In [1]:
# default_exp train.loop

# Loop

Training should be done on a loop: subjects and treatments all getting consistent model evaluation with results stored centrally.  Basically, create reproducible results quickly, automate the easy stuff.

Here I gather a few utilities, practices, interfaces, and demonstrations to make this easier for everyone.

In [2]:
#hide
from nbdev.showdoc import *

In [5]:
import numpy as np
from scipy import stats

In [4]:
#export
def artifact_storage(*a, **kw):
    """Infer how the user intends to store
    artifacts: models, versions, treatments,
    and evaluation results."""
    
    def noop(subject, treatment, model, result): pass
    return noop

def generic_runner(subject, treatment, *a, **kw):
    """Naive concept. I have something smarter
    running somewhere, but I'm not sure where it is."""
    storage = artifact_storage(*a, **kw)
    model = None
    result = treatment(subject)
    return storage(subject, treatment, model, result)
    
def runner(*a, **kw):
    """Infer the runner and its artifact storage."""
    return generic_runner

def train_loop(subjects, treatments, *a, **kw):
    """The main training loop."""
    
    fn = runner(*a, **kw)
    
    for subject in np.array(subjects):
        for treatment in np.array(treatments):
            fn(subject, treatment, *a, **kw)


In [8]:
# This is not normal...expecting to use models, fit, predict,
# hyper parameters, etc.

def t(name, n, subject):
    result = round(subject + n, 2)
    print(f"{name}: {result}")
    return result

def t1(subject): return t('t1', 1, subject)
def t2(subject): return t('t2', 2, subject)

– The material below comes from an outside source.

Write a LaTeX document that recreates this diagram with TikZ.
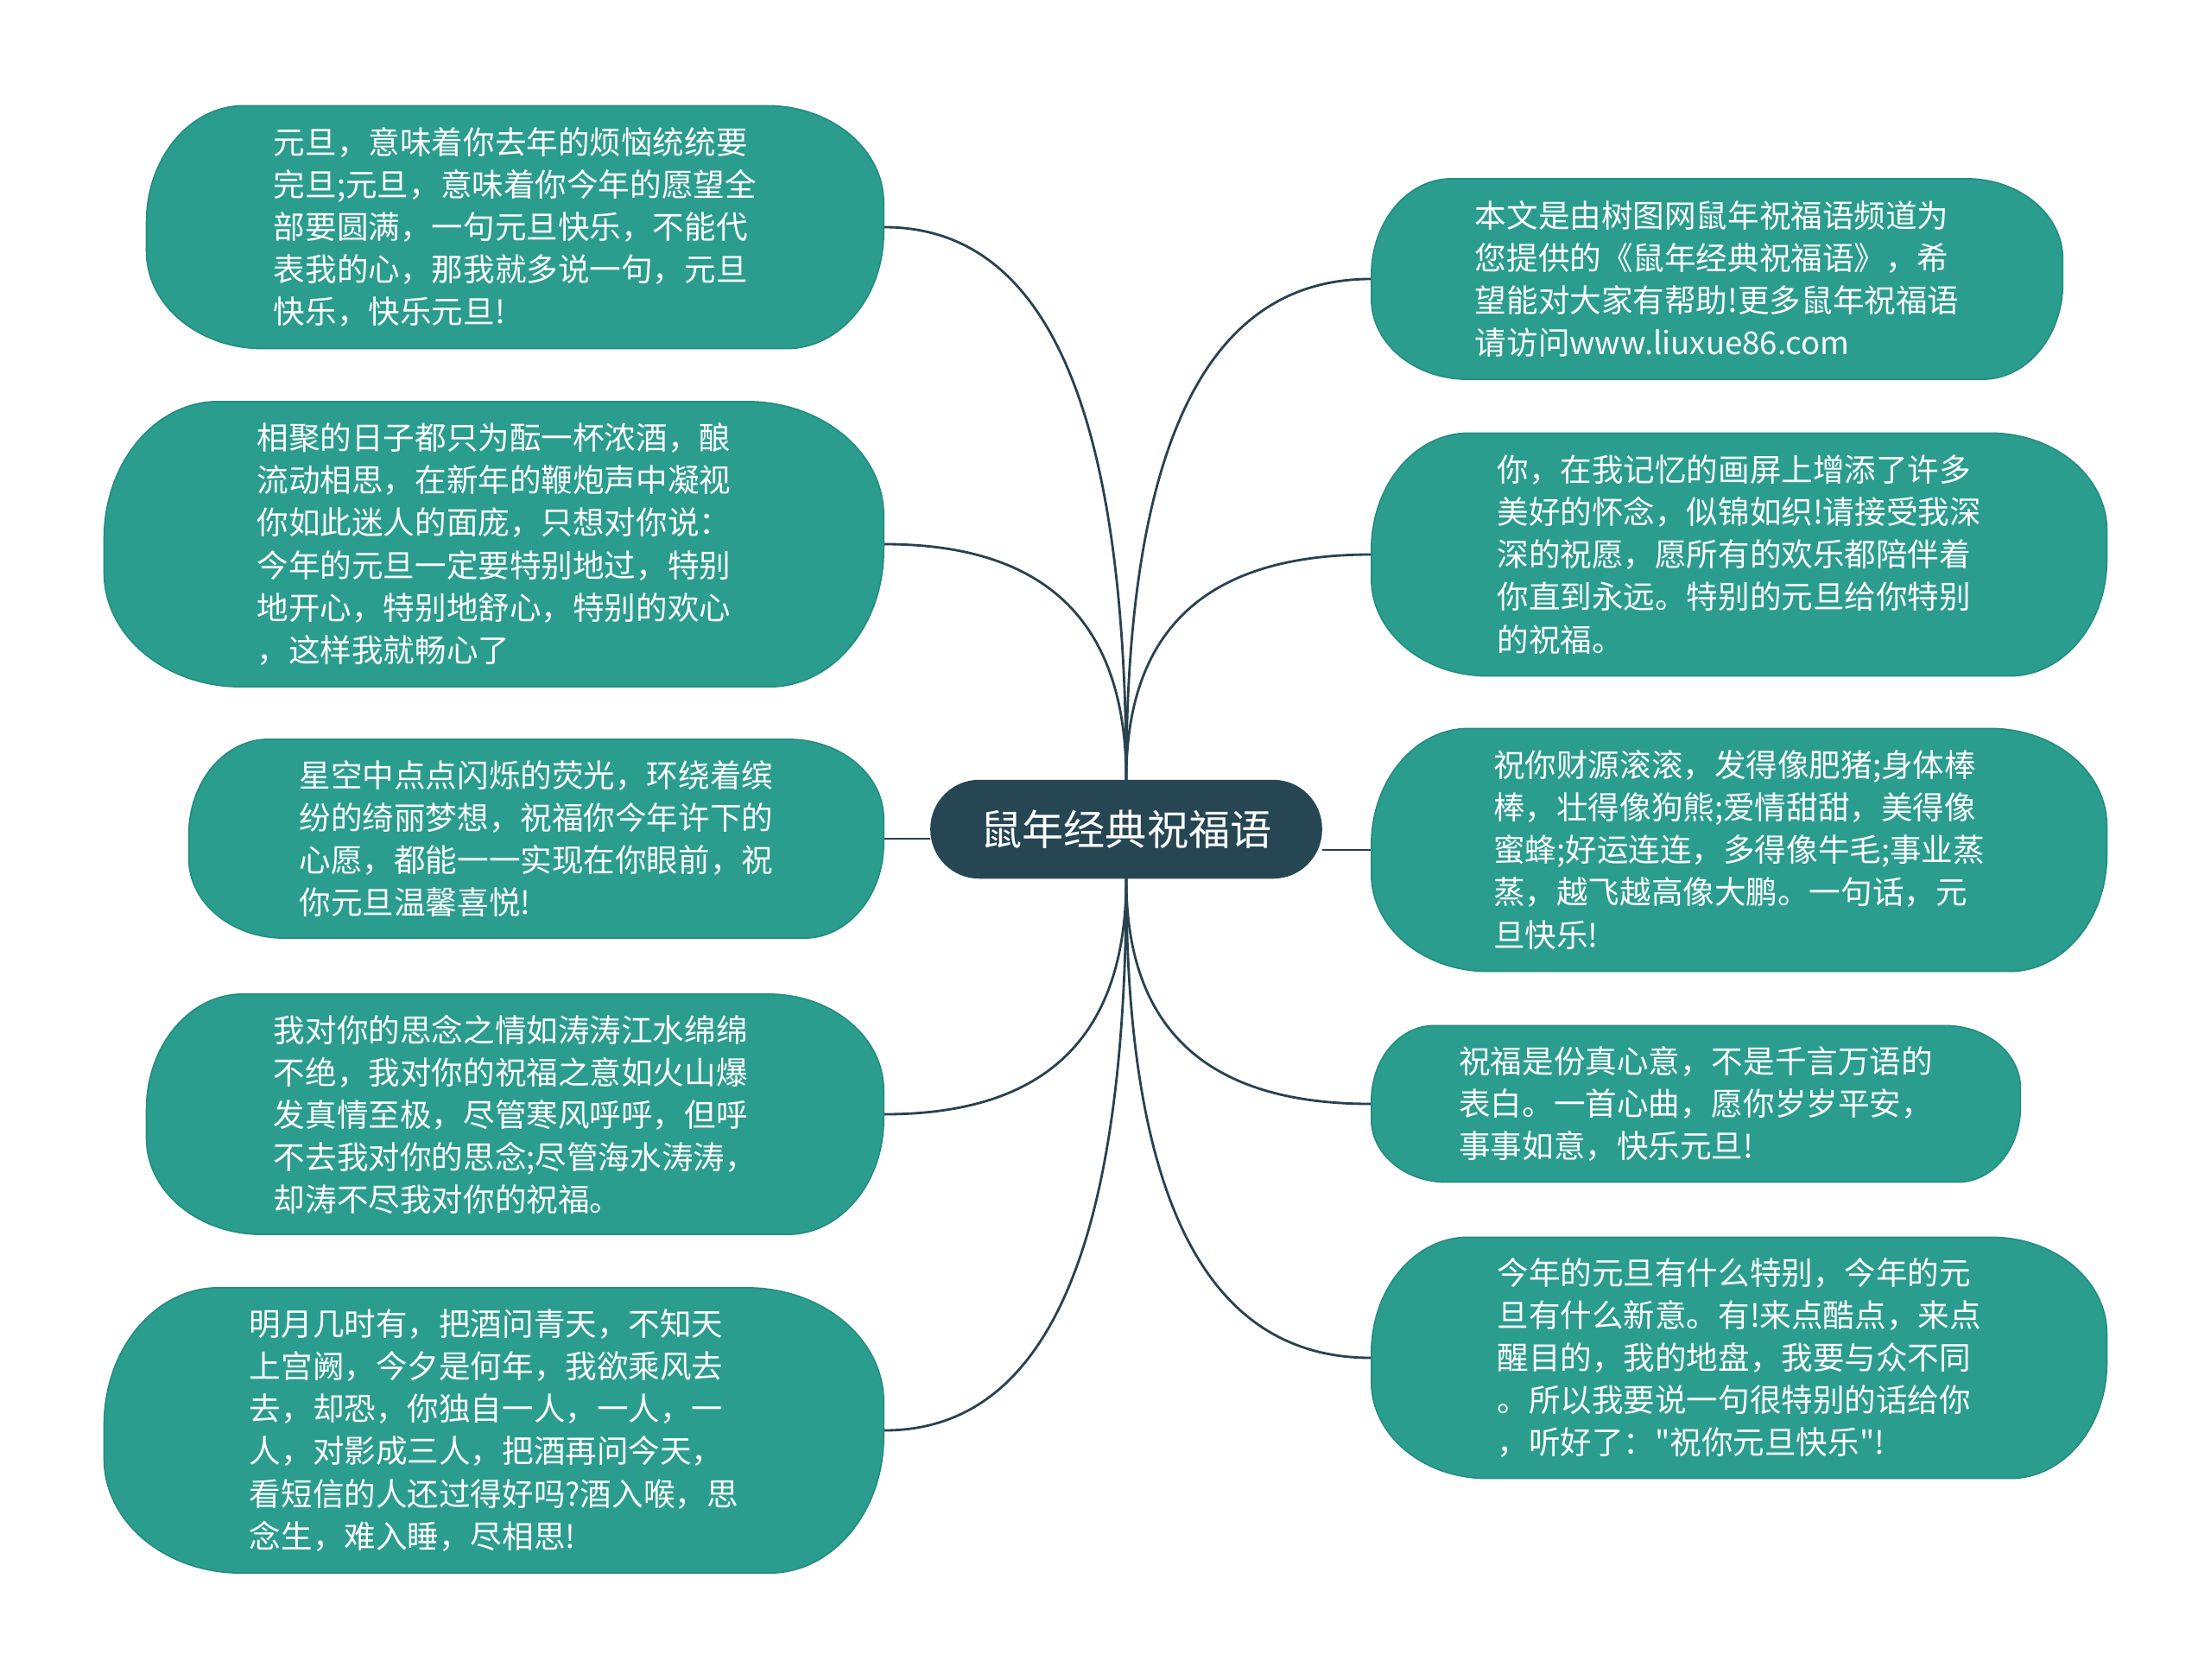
\documentclass[tikz,border=0pt]{standalone}
\usepackage{fontspec}
\setmainfont{Noto Sans CJK SC}[Ligatures=TeXOff]
\usepackage{tikz}
\usetikzlibrary{calc,positioning}
\definecolor{leaf}{RGB}{43,157,142}
\definecolor{leafline}{RGB}{36,142,128}
\definecolor{root}{RGB}{38,70,84}
\definecolor{wire}{RGB}{40,66,80}
\tikzset{
  wish/.style 2 args={
    rectangle, fill=leaf, draw=leafline, line width=0.5pt, text=white,
    align=left, inner sep=0pt, minimum width=#1, minimum height=#2,
    /utils/exec={\pgfsetcornersarced{\pgfpoint{0.4*#2}{0.48*#2}}},
    font=\fontsize{10.4}{13.95}\selectfont
  },
  hub/.style={
    rectangle, fill=root, draw=root, text=white, inner sep=0pt,
    minimum width=4.52cm, minimum height=1.13cm, rounded corners=0.56cm,
    font=\fontsize{13.7}{16}\selectfont
  },
  link/.style={draw=wire, line width=0.8pt},
  branch/.style={to path={.. controls ($(\tikztostart)!.67!(\tikztostart |- \tikztotarget)$)
      and ($(\tikztotarget)!.67!(\tikztostart |- \tikztotarget)$) .. (\tikztotarget)}}
}
\begin{document}
\begin{tikzpicture}[x=0.01cm, y=-0.01cm]
\path[fill=white] (0,0) rectangle (2560,1945);
\node[hub] (hub) at (1304,960) {鼠年经典祝福语};
% left side
\node[wish={8.53cm}{2.81cm}, anchor=east] (l1) at (1024,263) {元旦，意味着你去年的烦恼统统要\\完旦;元旦，意味着你今年的愿望全\\部要圆满，一句元旦快乐，不能代\\表我的心，那我就多说一句，元旦\\快乐，快乐元旦!};
\node[wish={9.02cm}{3.30cm}, anchor=east] (l2) at (1024,630) {相聚的日子都只为酝一杯浓酒，酿\\流动相思，在新年的鞭炮声中凝视\\你如此迷人的面庞，只想对你说：\\今年的元旦一定要特别地过，特别\\地开心，特别地舒心，特别的欢心\\，这样我就畅心了};
\node[wish={8.04cm}{2.30cm}, anchor=east] (l3) at (1024,971) {星空中点点闪烁的荧光，环绕着缤\\纷的绮丽梦想，祝福你今年许下的\\心愿，都能一一实现在你眼前，祝\\你元旦温馨喜悦!};
\node[wish={8.53cm}{2.78cm}, anchor=east] (l4) at (1024,1290) {我对你的思念之情如涛涛江水绵绵\\不绝，我对你的祝福之意如火山爆\\发真情至极，尽管寒风呼呼，但呼\\不去我对你的思念;尽管海水涛涛，\\却涛不尽我对你的祝福。};
\node[wish={9.02cm}{3.30cm}, anchor=east] (l5) at (1024,1656) {明月几时有，把酒问青天，不知天\\上宫阙，今夕是何年，我欲乘风去\\去，却恐，你独自一人，一人，一\\人，对影成三人，把酒再问今天，\\看短信的人还过得好吗?酒入喉，思\\念生，难入睡，尽相思!};
% right side
\node[wish={8.00cm}{2.32cm}, anchor=west] (r1) at (1587,323) {本文是由树图网鼠年祝福语频道为\\您提供的《鼠年经典祝福语》，希\\望能对大家有帮助!更多鼠年祝福语\\请访问www.liuxue86.com};
\node[wish={8.51cm}{2.81cm}, anchor=west] (r2) at (1587,642) {你，在我记忆的画屏上增添了许多\\美好的怀念，似锦如织!请接受我深\\深的祝愿，愿所有的欢乐都陪伴着\\你直到永远。特别的元旦给你特别\\的祝福。};
\node[wish={8.51cm}{2.81cm}, anchor=west] (r3) at (1587,984) {祝你财源滚滚，发得像肥猪;身体棒\\棒，壮得像狗熊;爱情甜甜，美得像\\蜜蜂;好运连连，多得像牛毛;事业蒸\\蒸，越飞越高像大鹏。一句话，元\\旦快乐!};
\node[wish={7.51cm}{1.81cm}, anchor=west] (r4) at (1587,1278) {祝福是份真心意，不是千言万语的\\表白。一首心曲，愿你岁岁平安，\\事事如意，快乐元旦!};
\node[wish={8.51cm}{2.79cm}, anchor=west] (r5) at (1587,1572) {今年的元旦有什么特别，今年的元\\旦有什么新意。有!来点酷点，来点\\醒目的，我的地盘，我要与众不同\\。所以我要说一句很特别的话给你\\，听好了："祝你元旦快乐"!};
% connectors
\draw[link] (hub.north) to[branch] (l1.east);
\draw[link] (hub.north) to[branch] (l2.east);
\draw[link] (hub.west |- l3.east) -- (l3.east);
\draw[link] (hub.south) to[branch] (l4.east);
\draw[link] (hub.south) to[branch] (l5.east);
\draw[link] (hub.north) to[branch] (r1.west);
\draw[link] (hub.north) to[branch] (r2.west);
\draw[link] (hub.east |- r3.west) -- (r3.west);
\draw[link] (hub.south) to[branch] (r4.west);
\draw[link] (hub.south) to[branch] (r5.west);
\end{tikzpicture}
\end{document}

subjects = stats.norm.rvs(size=3) + 10
print(subjects)

train_loop(subjects, [t1, t2])

[10.42164023  9.2040922  10.05040423]
t1: 11.42
t2: 12.42
t1: 10.2
t2: 11.2
t1: 11.05
t2: 12.05


So, I don't have what I want yet, specifically:

* interfaces
* organizing and storing models
* reusing what already has been trained
* bringing in evaluation
* using good train/test split
* using good evalusation, even for imbalanced classes

I don't want anything setup, but the part involving storage, reuse, reproducability, and transparency can be done here.